Finally I have managed to finish a book. The reading mojo is back and we are cruising through literature *touches wood*. A few weeks ago on the 5th of April it was my birthday and a friend of mine gave to me as a gift this wonderful book. (I am still collecting gifts for the next 6 well 5 months.)
The Palm Wine Drinkard is a brilliant, absurd piece of literature. I adored it. I had never heard of Amos Tutuola (to my friend’s surprise) and had no real expectations and was subsequently terribly delighted!
All the Nigerian authors I have read thus far, Achebe, Adichie, Abani and Soyinka have all been wonderful. I have a great affinity for African literature and the Nigerians like their film making have found a unique way to capture their storytelling.
This is exactly what Tutuola is about. His style is one of a kind, his book reads like the narrator is sitting under a tree retelling a story that happened. Had he been one of my kinsman it would filled with “and then, and then, and then,” interspersed throughout the rather ridiculous tales.

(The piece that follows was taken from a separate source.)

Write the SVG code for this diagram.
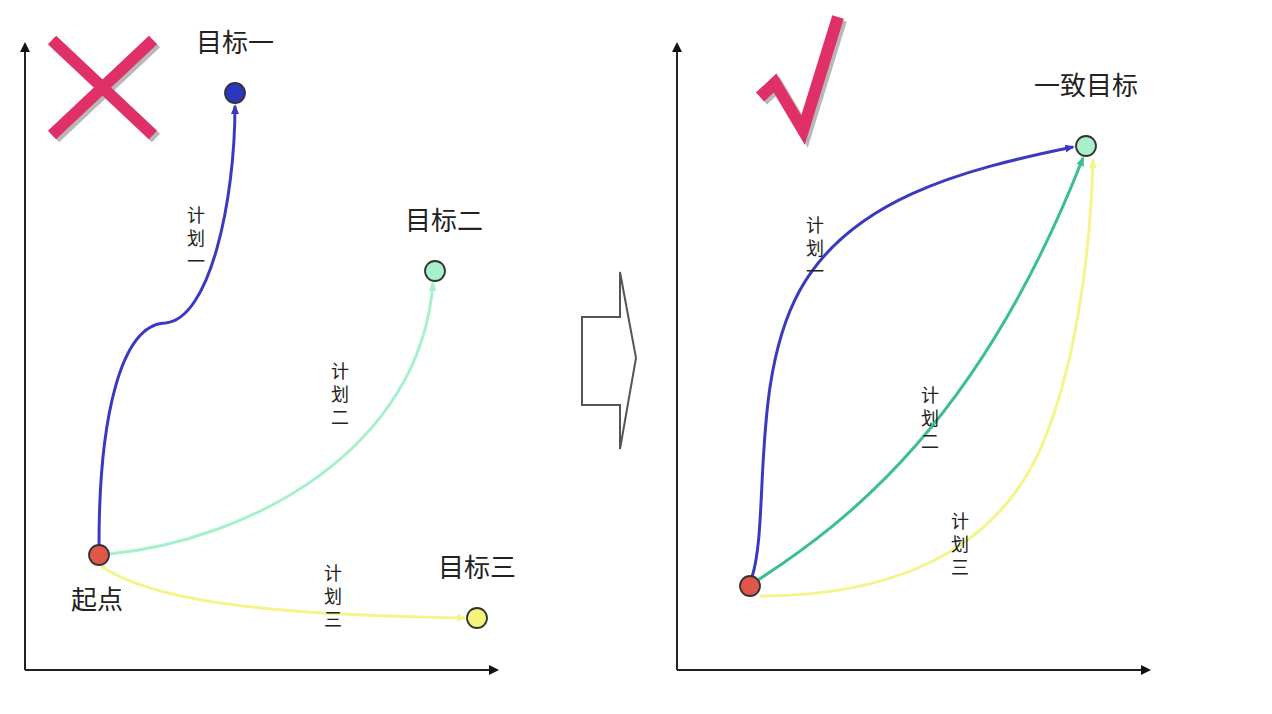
<svg xmlns="http://www.w3.org/2000/svg" width="1272" height="714" viewBox="0 0 1272 714">
<style>
.axis{stroke:#222;stroke-width:2;fill:none}
.lbl{font-family:"Noto Sans CJK SC","Noto Sans",sans-serif;font-size:26px;fill:#222}
.plan{font-family:"Noto Sans CJK SC","Noto Sans",sans-serif;font-size:18px;fill:#222;text-anchor:middle}
.node{stroke:#333;stroke-width:1.8}
.mark{stroke:#e03068;stroke-width:12;fill:none;stroke-linecap:butt}
.shadow{stroke:#b8b8b8;stroke-width:12;fill:none}
</style>
<defs>
<marker id="ak" markerWidth="10" markerHeight="10" refX="8" refY="5" orient="auto" markerUnits="userSpaceOnUse"><path d="M0,0 L10,5 L0,10 z" fill="#111"/></marker>
<marker id="ab" markerWidth="10" markerHeight="10" refX="8" refY="5" orient="auto" markerUnits="userSpaceOnUse"><path d="M0,1 L10,5 L0,9 z" fill="#3a3ac0"/></marker>
<marker id="ag" markerWidth="10" markerHeight="10" refX="8" refY="5" orient="auto" markerUnits="userSpaceOnUse"><path d="M0,1 L10,5 L0,9 z" fill="#a6f0cc"/></marker>
<marker id="at" markerWidth="10" markerHeight="10" refX="8" refY="5" orient="auto" markerUnits="userSpaceOnUse"><path d="M0,1 L10,5 L0,9 z" fill="#3cbf8e"/></marker>
<marker id="ay" markerWidth="10" markerHeight="10" refX="8" refY="5" orient="auto" markerUnits="userSpaceOnUse"><path d="M0,1 L10,5 L0,9 z" fill="#f4f48a"/></marker>
</defs>

<g id="axes">
<line class="axis" x1="25" y1="670" x2="25" y2="44" marker-end="url(#ak)"/>
<line class="axis" x1="25" y1="670" x2="497" y2="670" marker-end="url(#ak)"/>
<line class="axis" x1="677" y1="670" x2="677" y2="44" marker-end="url(#ak)"/>
<line class="axis" x1="677" y1="670" x2="1149" y2="670" marker-end="url(#ak)"/>
</g>

<g id="cross">
<line class="shadow" x1="55" y1="43" x2="156" y2="138"/>
<line class="shadow" x1="55" y1="138" x2="156" y2="43"/>
<line class="mark" x1="52" y1="40" x2="153" y2="135"/>
<line class="mark" x1="52" y1="135" x2="153" y2="40"/>
</g>

<g id="check">
<polyline class="shadow" points="763,100 778,86 806,133 841,20"/>
<polyline class="mark" points="760,97 775,83 803,130 838,17" stroke-linejoin="miter"/>
</g>

<g id="big-arrow">
<polygon points="582,317 620,317 620,272 636,358 620,449 620,405 582,405" fill="#fff" stroke="#555" stroke-width="2"/>
</g>

<g id="connectors" fill="none" stroke-width="3">
<path d="M99,545 C99,420 120,325 165,323 C210,320 235,200 235,106" stroke="#3a3ac0" marker-end="url(#ab)"/>
<path d="M109,554 C250,540 420,450 433,283" stroke="#a6f0cc" marker-end="url(#ag)"/>
<path d="M101,566 C150,600 260,615 465,618" stroke="#f4f48a" marker-end="url(#ay)"/>
<path d="M752,577 C770,520 750,380 800,290 C850,200 960,170 1073,147" stroke="#3a3ac0" marker-end="url(#ab)"/>
<path d="M758,580 C850,520 980,420 1083,158" stroke="#3cbf8e" marker-end="url(#at)"/>
<path d="M760,596 C880,596 990,560 1040,450 C1075,370 1090,260 1093,160" stroke="#f4f48a" marker-end="url(#ay)"/>
</g>

<g id="node-start-left">
<circle class="node" cx="99" cy="555" r="10" fill="#e0574a"/>
<text class="lbl" x="71" y="609">起点</text>
</g>
<g id="node-goal1">
<circle class="node" cx="235" cy="93" r="10" fill="#2a35c0"/>
<text class="lbl" x="196" y="52">目标一</text>
</g>
<g id="node-goal2">
<circle class="node" cx="435" cy="271" r="10" fill="#a6f0cc"/>
<text class="lbl" x="405" y="230">目标二</text>
</g>
<g id="node-goal3">
<circle class="node" cx="477" cy="618" r="10" fill="#f4f47a"/>
<text class="lbl" x="438" y="577">目标三</text>
</g>
<g id="node-start-right">
<circle class="node" cx="750" cy="586" r="10" fill="#e0574a"/>
</g>
<g id="node-common-goal">
<circle class="node" cx="1086" cy="146" r="10" fill="#a6f0cc"/>
<text class="lbl" x="1034" y="95">一致目标</text>
</g>

<g id="plan-labels">
<text class="plan" x="196" y="222"><tspan x="196">计</tspan><tspan x="196" dy="23">划</tspan><tspan x="196" dy="23">一</tspan></text>
<text class="plan" x="340" y="378"><tspan x="340">计</tspan><tspan x="340" dy="23">划</tspan><tspan x="340" dy="23">二</tspan></text>
<text class="plan" x="333" y="580"><tspan x="333">计</tspan><tspan x="333" dy="23">划</tspan><tspan x="333" dy="23">三</tspan></text>
<text class="plan" x="815" y="232"><tspan x="815">计</tspan><tspan x="815" dy="23">划</tspan><tspan x="815" dy="23">一</tspan></text>
<text class="plan" x="930" y="402"><tspan x="930">计</tspan><tspan x="930" dy="23">划</tspan><tspan x="930" dy="23">二</tspan></text>
<text class="plan" x="960" y="528"><tspan x="960">计</tspan><tspan x="960" dy="23">划</tspan><tspan x="960" dy="23">三</tspan></text>
</g>
</svg>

The Palm Wine Drinkard (not drunkard) is about a man who just loves his palm wine and goes on a rather long journey in search of his former palm wine tapster.
The plot is quite ridiculous. It reminds me of an uncle of mine whose imagination knows no bounds. There is an element of truth in some of the personal stories he has told us over the years but just that, an element. The rest is pure fabrication and although you know it is far fetched you remain engrossed because it is highly entertaining.
Tutuola does not polish his language but writes in a style that is exceptionally unique and individual. Wikipedia says this was the first African book translated into English in 1951 and it reads like something that was directly translated. Done deliberately by the author, the language adds to the absurdity of the text but also the wonderful nature of African storytelling.
It is a delightfully short book that can be completed within a day. I’d say it would make a fun read for anyone keen on African stotytelling and folktales.